*WHAT IS BEING ASKED*:
Reproduce exactly the lines below, from the first one through the line containing "const yTicks = [0, 1, 2, 3, 4, 5, 6];", and omit any pictures.

*STORED DATA*:
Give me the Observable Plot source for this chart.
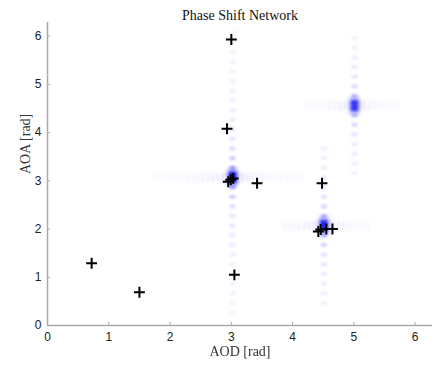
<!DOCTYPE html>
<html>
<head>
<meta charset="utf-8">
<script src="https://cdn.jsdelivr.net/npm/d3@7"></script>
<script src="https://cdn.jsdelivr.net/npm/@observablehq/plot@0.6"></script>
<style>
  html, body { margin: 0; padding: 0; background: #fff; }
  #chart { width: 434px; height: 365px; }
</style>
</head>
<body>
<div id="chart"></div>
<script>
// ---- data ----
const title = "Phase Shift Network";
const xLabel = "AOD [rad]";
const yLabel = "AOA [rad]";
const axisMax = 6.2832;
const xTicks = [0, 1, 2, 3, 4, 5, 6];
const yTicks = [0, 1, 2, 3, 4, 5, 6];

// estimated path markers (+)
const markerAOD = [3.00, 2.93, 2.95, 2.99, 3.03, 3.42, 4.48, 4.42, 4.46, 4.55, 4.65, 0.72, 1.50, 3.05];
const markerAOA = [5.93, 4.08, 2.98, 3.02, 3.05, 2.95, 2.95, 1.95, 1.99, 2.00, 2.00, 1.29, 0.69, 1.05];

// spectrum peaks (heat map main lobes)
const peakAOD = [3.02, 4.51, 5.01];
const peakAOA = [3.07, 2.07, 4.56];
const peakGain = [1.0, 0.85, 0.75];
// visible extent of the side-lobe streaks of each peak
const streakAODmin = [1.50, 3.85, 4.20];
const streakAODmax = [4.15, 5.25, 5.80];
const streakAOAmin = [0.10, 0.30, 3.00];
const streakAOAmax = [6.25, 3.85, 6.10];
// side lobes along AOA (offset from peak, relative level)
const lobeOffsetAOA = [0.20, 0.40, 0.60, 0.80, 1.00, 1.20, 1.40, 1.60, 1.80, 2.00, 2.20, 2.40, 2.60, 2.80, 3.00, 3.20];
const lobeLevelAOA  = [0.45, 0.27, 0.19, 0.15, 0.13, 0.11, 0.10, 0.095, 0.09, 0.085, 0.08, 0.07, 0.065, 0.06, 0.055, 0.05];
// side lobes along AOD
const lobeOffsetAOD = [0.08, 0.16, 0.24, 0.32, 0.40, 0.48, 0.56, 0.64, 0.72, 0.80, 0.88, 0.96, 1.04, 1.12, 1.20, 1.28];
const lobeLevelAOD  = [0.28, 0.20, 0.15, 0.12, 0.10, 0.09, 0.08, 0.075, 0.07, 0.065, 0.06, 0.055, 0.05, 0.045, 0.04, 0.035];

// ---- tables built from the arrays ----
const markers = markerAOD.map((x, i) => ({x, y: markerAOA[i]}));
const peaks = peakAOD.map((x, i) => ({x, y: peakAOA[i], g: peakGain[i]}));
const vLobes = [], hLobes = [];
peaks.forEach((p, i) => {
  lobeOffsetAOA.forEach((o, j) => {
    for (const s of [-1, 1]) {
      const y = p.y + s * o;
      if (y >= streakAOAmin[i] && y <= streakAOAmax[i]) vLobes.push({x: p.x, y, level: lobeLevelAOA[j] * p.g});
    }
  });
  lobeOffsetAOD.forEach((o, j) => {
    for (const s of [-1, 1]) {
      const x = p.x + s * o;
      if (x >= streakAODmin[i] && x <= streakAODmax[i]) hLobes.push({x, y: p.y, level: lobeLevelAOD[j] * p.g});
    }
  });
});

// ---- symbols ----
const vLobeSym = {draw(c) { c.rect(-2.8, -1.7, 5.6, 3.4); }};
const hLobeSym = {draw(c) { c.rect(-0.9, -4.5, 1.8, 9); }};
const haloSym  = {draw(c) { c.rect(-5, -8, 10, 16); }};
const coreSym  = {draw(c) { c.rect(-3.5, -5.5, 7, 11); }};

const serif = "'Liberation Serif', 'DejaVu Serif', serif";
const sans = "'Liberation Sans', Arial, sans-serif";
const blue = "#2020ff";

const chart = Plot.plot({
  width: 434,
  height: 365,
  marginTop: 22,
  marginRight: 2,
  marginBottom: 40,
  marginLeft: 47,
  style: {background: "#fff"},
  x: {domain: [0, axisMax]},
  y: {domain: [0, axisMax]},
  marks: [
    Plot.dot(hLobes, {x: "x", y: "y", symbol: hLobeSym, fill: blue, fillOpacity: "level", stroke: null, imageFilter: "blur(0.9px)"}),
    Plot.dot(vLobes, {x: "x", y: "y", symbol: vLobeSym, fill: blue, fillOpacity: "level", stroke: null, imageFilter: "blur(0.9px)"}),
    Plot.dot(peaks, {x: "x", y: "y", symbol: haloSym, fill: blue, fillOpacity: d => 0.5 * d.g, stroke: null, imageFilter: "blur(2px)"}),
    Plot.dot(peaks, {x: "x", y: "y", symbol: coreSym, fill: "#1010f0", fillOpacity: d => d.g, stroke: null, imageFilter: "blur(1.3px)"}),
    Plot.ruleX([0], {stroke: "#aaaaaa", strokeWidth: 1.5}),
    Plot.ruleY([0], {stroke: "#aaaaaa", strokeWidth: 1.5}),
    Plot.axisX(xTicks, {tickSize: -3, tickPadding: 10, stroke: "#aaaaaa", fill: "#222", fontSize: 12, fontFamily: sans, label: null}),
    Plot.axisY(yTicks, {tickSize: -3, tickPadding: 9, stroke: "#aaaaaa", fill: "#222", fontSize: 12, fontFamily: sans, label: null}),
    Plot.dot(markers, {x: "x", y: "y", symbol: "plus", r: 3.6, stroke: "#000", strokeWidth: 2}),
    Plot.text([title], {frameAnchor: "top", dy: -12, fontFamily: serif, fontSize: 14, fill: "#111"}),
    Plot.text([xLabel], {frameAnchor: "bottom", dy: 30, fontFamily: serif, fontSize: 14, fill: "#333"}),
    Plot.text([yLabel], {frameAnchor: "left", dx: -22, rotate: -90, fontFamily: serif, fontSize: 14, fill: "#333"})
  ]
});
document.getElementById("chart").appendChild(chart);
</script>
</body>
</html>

*TASK RESULT*:
Give me the Observable Plot source for this chart.
<!DOCTYPE html>
<html>
<head>
<meta charset="utf-8">
<script src="https://cdn.jsdelivr.net/npm/d3@7"></script>
<script src="https://cdn.jsdelivr.net/npm/@observablehq/plot@0.6"></script>
<style>
  html, body { margin: 0; padding: 0; background: #fff; }
  #chart { width: 434px; height: 365px; }
</style>
</head>
<body>
<div id="chart"></div>
<script>
// ---- data ----
const title = "Phase Shift Network";
const xLabel = "AOD [rad]";
const yLabel = "AOA [rad]";
const axisMax = 6.2832;
const xTicks = [0, 1, 2, 3, 4, 5, 6];
const yTicks = [0, 1, 2, 3, 4, 5, 6];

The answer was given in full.